Part of a data file:
# # # # # # #
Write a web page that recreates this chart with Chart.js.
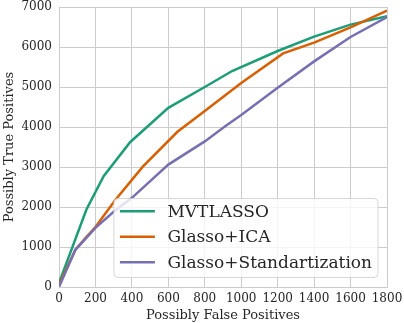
<!DOCTYPE html>
<html>
<head>
<meta charset="utf-8">
<script src="https://cdn.jsdelivr.net/npm/chart.js@4.4.0/dist/chart.umd.min.js"></script>
<style>
  html, body { margin: 0; padding: 0; background: #ffffff; }
  #wrap { width: 404px; height: 323px; }
</style>
</head>
<body>
<div id="wrap"><canvas id="roc"></canvas></div>
<script>
// values
const seriesNames = ['MVTLASSO', 'Glasso+ICA', 'Glasso+Standartization'];
const seriesColors = ['#1b9e77', '#d95f02', '#7570b3'];

const mvFalse = [0, 150, 245, 390, 600, 800, 950, 1200, 1400, 1600, 1800];
const mvTrue  = [100, 1930, 2770, 3620, 4480, 5000, 5400, 5900, 6260, 6560, 6770];

const icaFalse = [0, 90, 150, 200, 310, 460, 650, 800, 1000, 1230, 1400, 1600, 1800];
const icaTrue  = [50, 930, 1250, 1500, 2180, 3010, 3880, 4400, 5100, 5840, 6110, 6490, 6910];

const stdFalse = [0, 90, 200, 300, 400, 600, 800, 910, 1000, 1200, 1400, 1600, 1800];
const stdTrue  = [0, 930, 1480, 1880, 2230, 3060, 3640, 4010, 4300, 4980, 5640, 6250, 6750];

const xTicks = [0, 200, 400, 600, 800, 1000, 1200, 1400, 1600, 1800];
const yTicks = [0, 1000, 2000, 3000, 4000, 5000, 6000, 7000];

function toPoints(xs, ys) {
  return xs.map((x, i) => ({ x: x, y: ys[i] }));
}

const FONT = "'DejaVu Serif', 'Liberation Serif', serif";
const TEXT = '#262626';
const GRID = '#cccccc';

// legend drawn inside the plot, lower right, like the matplotlib one
const insideLegend = {
  id: 'insideLegend',
  afterDraw(chart) {
    const ctx = chart.ctx;
    const area = chart.chartArea;
    const sets = chart.data.datasets;
    ctx.save();
    ctx.font = '17px ' + FONT;
    let textW = 0;
    sets.forEach(ds => { textW = Math.max(textW, ctx.measureText(ds.label).width); });

    const pad = 6, lineLen = 35, gap = 12.5, rowH = 25.5;
    const boxW = pad + lineLen + gap + textW + pad;
    const boxH = 79;
    const right = area.right - 9;
    const bottom = area.bottom - 9.5;
    const left = right - boxW;
    const top = bottom - boxH;

    ctx.beginPath();
    ctx.roundRect(left, top, boxW, boxH, 4);
    ctx.fillStyle = 'rgba(255,255,255,0.8)';
    ctx.fill();
    ctx.strokeStyle = 'rgba(204,204,204,0.8)';
    ctx.lineWidth = 1;
    ctx.stroke();

    sets.forEach((ds, i) => {
      const cy = top + 12.7 + i * rowH;
      ctx.beginPath();
      ctx.moveTo(left + pad, cy);
      ctx.lineTo(left + pad + lineLen, cy);
      ctx.strokeStyle = ds.borderColor;
      ctx.lineWidth = 2.5;
      ctx.stroke();
      ctx.fillStyle = TEXT;
      ctx.textBaseline = 'middle';
      ctx.textAlign = 'left';
      ctx.fillText(ds.label, left + pad + lineLen + gap, cy + 1);
    });
    ctx.restore();
  }
};

const ctx = document.getElementById('roc').getContext('2d');
new Chart(ctx, {
  type: 'line',
  data: {
    datasets: [
      { label: seriesNames[0], data: toPoints(mvFalse, mvTrue), borderColor: seriesColors[0], order: 3 },
      { label: seriesNames[1], data: toPoints(icaFalse, icaTrue), borderColor: seriesColors[1], order: 2 },
      { label: seriesNames[2], data: toPoints(stdFalse, stdTrue), borderColor: seriesColors[2], order: 1 }
    ].map(ds => Object.assign(ds, {
      backgroundColor: ds.borderColor,
      borderWidth: 2.5,
      pointRadius: 0,
      tension: 0,
      fill: false
    }))
  },
  options: {
    responsive: true,
    maintainAspectRatio: false,
    animation: false,
    layout: { padding: { left: 0, right: 17, top: 7, bottom: 0 } },
    plugins: {
      legend: { display: false },
      tooltip: { enabled: false }
    },
    scales: {
      x: {
        type: 'linear',
        min: 0,
        max: 1800,
        afterFit(scale) {
          scale.height = 36;
          scale.paddingLeft = 0;
          scale.paddingRight = 0;
        },
        afterBuildTicks(scale) { scale.ticks = xTicks.map(v => ({ value: v })); },
        ticks: {
          color: TEXT,
          padding: 5,
          maxRotation: 0,
          autoSkip: false,
          callback: v => String(v),
          font: { family: FONT, size: 12 }
        },
        grid: { color: GRID, lineWidth: 1, drawTicks: false },
        border: { color: GRID, width: 1 },
        title: {
          display: true,
          text: 'Possibly False Positives',
          color: TEXT,
          padding: { top: 0, bottom: 0 },
          font: { family: FONT, size: 13 }
        }
      },
      y: {
        type: 'linear',
        min: 0,
        max: 7000,
        afterFit(scale) {
          scale.width = 59;
          scale.paddingTop = 0;
          scale.paddingBottom = 0;
        },
        afterBuildTicks(scale) { scale.ticks = yTicks.map(v => ({ value: v })); },
        ticks: {
          color: TEXT,
          padding: 7,
          autoSkip: false,
          callback: v => String(v),
          font: { family: FONT, size: 12 }
        },
        grid: { color: GRID, lineWidth: 1, drawTicks: false },
        border: { color: GRID, width: 1 },
        title: {
          display: true,
          text: 'Possibly True Positives',
          color: TEXT,
          padding: { top: 2, bottom: 0 },
          font: { family: FONT, size: 13 }
        }
      }
    }
  },
  plugins: [insideLegend]
});
</script>
</body>
</html>
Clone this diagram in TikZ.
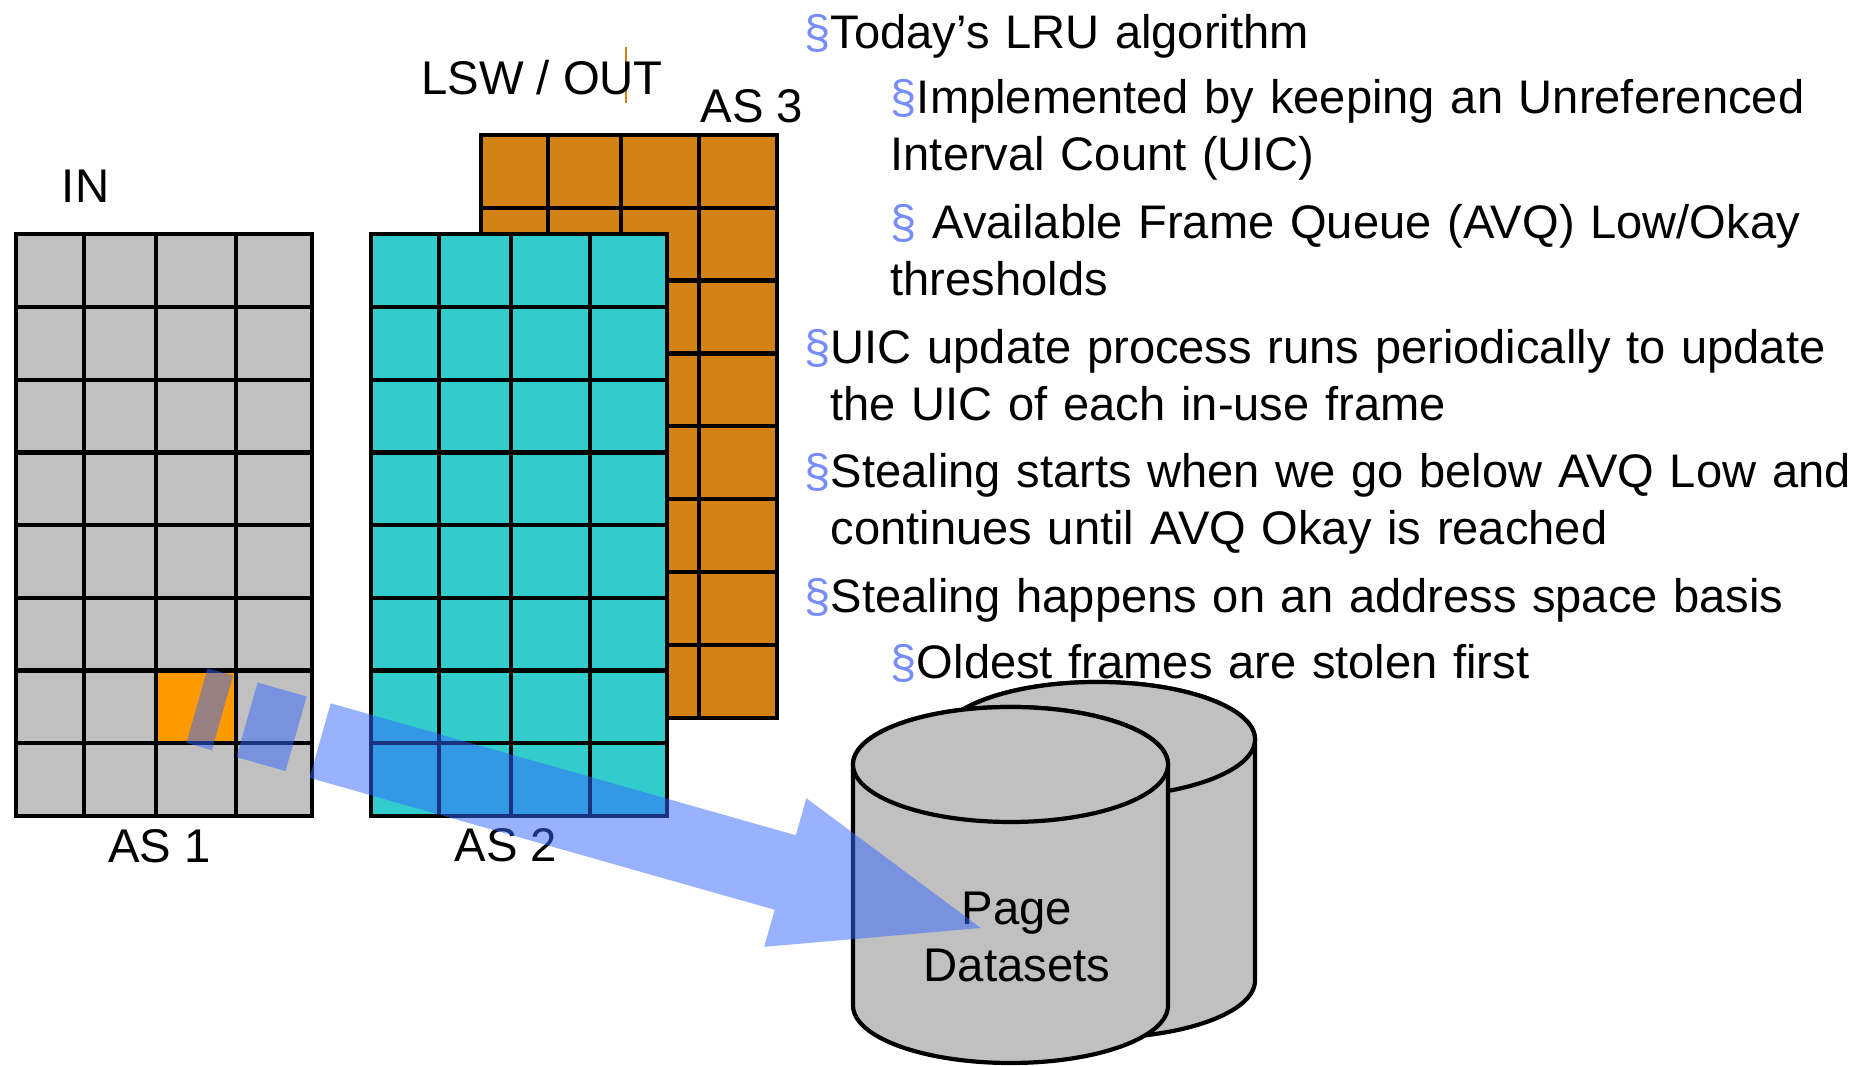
\documentclass[tikz,border=0pt]{standalone}
\usepackage{fontspec}
\setmainfont{Liberation Sans}
\usetikzlibrary{shapes}

\definecolor{asgray}{RGB}{192,192,192}
\definecolor{ascyan}{RGB}{51,204,204}
\definecolor{asbrown}{RGB}{211,130,22}
\definecolor{hotorange}{RGB}{255,153,0}
\definecolor{stealblue}{RGB}{51,102,255}
\definecolor{secblue}{RGB}{118,140,255}
\newcommand{\secmark}{\textcolor{secblue}{§}}

\begin{document}
\begin{tikzpicture}

\tikzstyle{grid}=[line width=1.2pt, draw=black, line cap=rect]
\tikzstyle{asname}=[font=\fontsize{13.45}{16.2}\selectfont, inner sep=0pt, anchor=base]
\tikzstyle{bulletline}=[font=\fontsize{13.4}{16.2}\selectfont, inner sep=0pt, anchor=base west, text width=10.6cm, align=left]
\tikzstyle{disk}=[line width=1.2pt, draw=black, fill=asgray]
\tikzstyle{stolen}=[fill=stealblue, fill opacity=0.5]

\useasboundingbox (0,0) rectangle (18.57,10.66);

% AS 3 sits behind AS 2
\fill[asbrown] (4.81,3.48) rectangle (7.77,9.31);
\foreach \x in {4.81,5.48,6.21,6.99,7.77}
  \draw[grid] (\x,3.48) -- (\x,9.31);
\foreach \k in {0,...,8}
  \draw[grid] (4.81,{3.48+0.729*\k}) -- (7.77,{3.48+0.729*\k});

\fill[ascyan] (3.71,2.50) rectangle (6.67,8.316);
\foreach \x in {3.71,4.39,5.11,5.90,6.67}
  \draw[grid] (\x,2.50) -- (\x,8.316);
\foreach \k in {0,...,8}
  \draw[grid] (3.71,{2.50+0.727*\k}) -- (6.67,{2.50+0.727*\k});

\fill[asgray] (0.16,2.50) rectangle (3.12,8.316);
\fill[hotorange] (1.56,3.227) rectangle (2.36,3.954);
\foreach \x in {0.16,0.84,1.56,2.36,3.12}
  \draw[grid] (\x,2.50) -- (\x,8.316);
\foreach \k in {0,...,8}
  \draw[grid] (0.16,{2.50+0.727*\k}) -- (3.12,{2.50+0.727*\k});

\draw[asbrown, line width=0.5pt] (6.26,10.19) -- (6.26,9.63);

\node[asname] (in) at (0.855,8.63) {IN};
\node[asname] (lsw) at (5.42,9.71) {LSW / OUT};
\node[asname] (as3) at (7.52,9.43) {AS 3};
\node[asname] (as1) at (1.595,2.03) {AS 1};
\node[asname] (as2) at (5.06,2.04) {AS 2};

% page datasets
\filldraw[disk] (9.40,3.265) -- (9.40,0.855) arc[start angle=180, end angle=360, x radius=1.575, y radius=0.575]
  -- (12.55,3.265) arc[start angle=0, end angle=180, x radius=1.575, y radius=0.575] -- cycle;
\filldraw[disk] (10.975,3.265) ellipse [x radius=1.575, y radius=0.575];
\filldraw[disk] (8.53,3.015) -- (8.53,0.605) arc[start angle=180, end angle=360, x radius=1.575, y radius=0.575]
  -- (11.68,3.015) arc[start angle=0, end angle=180, x radius=1.575, y radius=0.575] -- cycle;
\filldraw[disk] (10.105,3.015) ellipse [x radius=1.575, y radius=0.575];

\node[asname, text width=3cm, align=center] (pds) at (10.17,1.41) {Page\\Datasets};

\node[bulletline] (lru) at (8.30,10.17) {\llap{\secmark}Today’s LRU algorithm};
\node[bulletline] (uic) at (8.90,9.52) {\secmark Implemented by keeping an Unreferenced\\Interval Count (UIC)};
\node[bulletline] (avq) at (8.90,8.27) {\secmark{} Available Frame Queue (AVQ) Low/Okay\\thresholds};
\node[bulletline] (upd) at (8.30,7.02) {\llap{\secmark}UIC update process runs periodically to update\\the UIC of each in-use frame};
\node[bulletline] (stl) at (8.30,5.78) {\llap{\secmark}Stealing starts when we go below AVQ Low and\\continues until AVQ Okay is reached};
\node[bulletline] (asb) at (8.30,4.53) {\llap{\secmark}Stealing happens on an address space basis};
\node[bulletline] (old) at (8.90,3.87) {\secmark Oldest frames are stolen first};

% striped arrow
\begin{scope}[shift={(3.307,3.627)}, rotate=-15.84]
\fill[stolen] (-1.28,0) rectangle (-1.015,-0.775);
\fill[stolen] (-0.76,0) rectangle (-0.25,-0.775);
\fill[stolen] (0,0) -- (4.835,0) -- (4.835,0.385) -- (6.867,-0.3875) -- (4.835,-1.16)
  -- (4.835,-0.775) -- (0,-0.775) -- cycle;
\end{scope}

\end{tikzpicture}
\end{document}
# # # # # # #
◆ **Objective**
Print the data above verbatim from the first line through the line holding "textW = Math.max(textW, ctx.measureText(ds.label).width);", leaving every picture out.

◆ **Problem solution**
Write a web page that recreates this chart with Chart.js.
<!DOCTYPE html>
<html>
<head>
<meta charset="utf-8">
<script src="https://cdn.jsdelivr.net/npm/chart.js@4.4.0/dist/chart.umd.min.js"></script>
<style>
  html, body { margin: 0; padding: 0; background: #ffffff; }
  #wrap { width: 404px; height: 323px; }
</style>
</head>
<body>
<div id="wrap"><canvas id="roc"></canvas></div>
<script>
// values
const seriesNames = ['MVTLASSO', 'Glasso+ICA', 'Glasso+Standartization'];
const seriesColors = ['#1b9e77', '#d95f02', '#7570b3'];

const mvFalse = [0, 150, 245, 390, 600, 800, 950, 1200, 1400, 1600, 1800];
const mvTrue  = [100, 1930, 2770, 3620, 4480, 5000, 5400, 5900, 6260, 6560, 6770];

const icaFalse = [0, 90, 150, 200, 310, 460, 650, 800, 1000, 1230, 1400, 1600, 1800];
const icaTrue  = [50, 930, 1250, 1500, 2180, 3010, 3880, 4400, 5100, 5840, 6110, 6490, 6910];

const stdFalse = [0, 90, 200, 300, 400, 600, 800, 910, 1000, 1200, 1400, 1600, 1800];
const stdTrue  = [0, 930, 1480, 1880, 2230, 3060, 3640, 4010, 4300, 4980, 5640, 6250, 6750];

const xTicks = [0, 200, 400, 600, 800, 1000, 1200, 1400, 1600, 1800];
const yTicks = [0, 1000, 2000, 3000, 4000, 5000, 6000, 7000];

function toPoints(xs, ys) {
  return xs.map((x, i) => ({ x: x, y: ys[i] }));
}

const FONT = "'DejaVu Serif', 'Liberation Serif', serif";
const TEXT = '#262626';
const GRID = '#cccccc';

// legend drawn inside the plot, lower right, like the matplotlib one
const insideLegend = {
  id: 'insideLegend',
  afterDraw(chart) {
    const ctx = chart.ctx;
    const area = chart.chartArea;
    const sets = chart.data.datasets;
    ctx.save();
    ctx.font = '17px ' + FONT;
    let textW = 0;
    sets.forEach(ds => { textW = Math.max(textW, ctx.measureText(ds.label).width); });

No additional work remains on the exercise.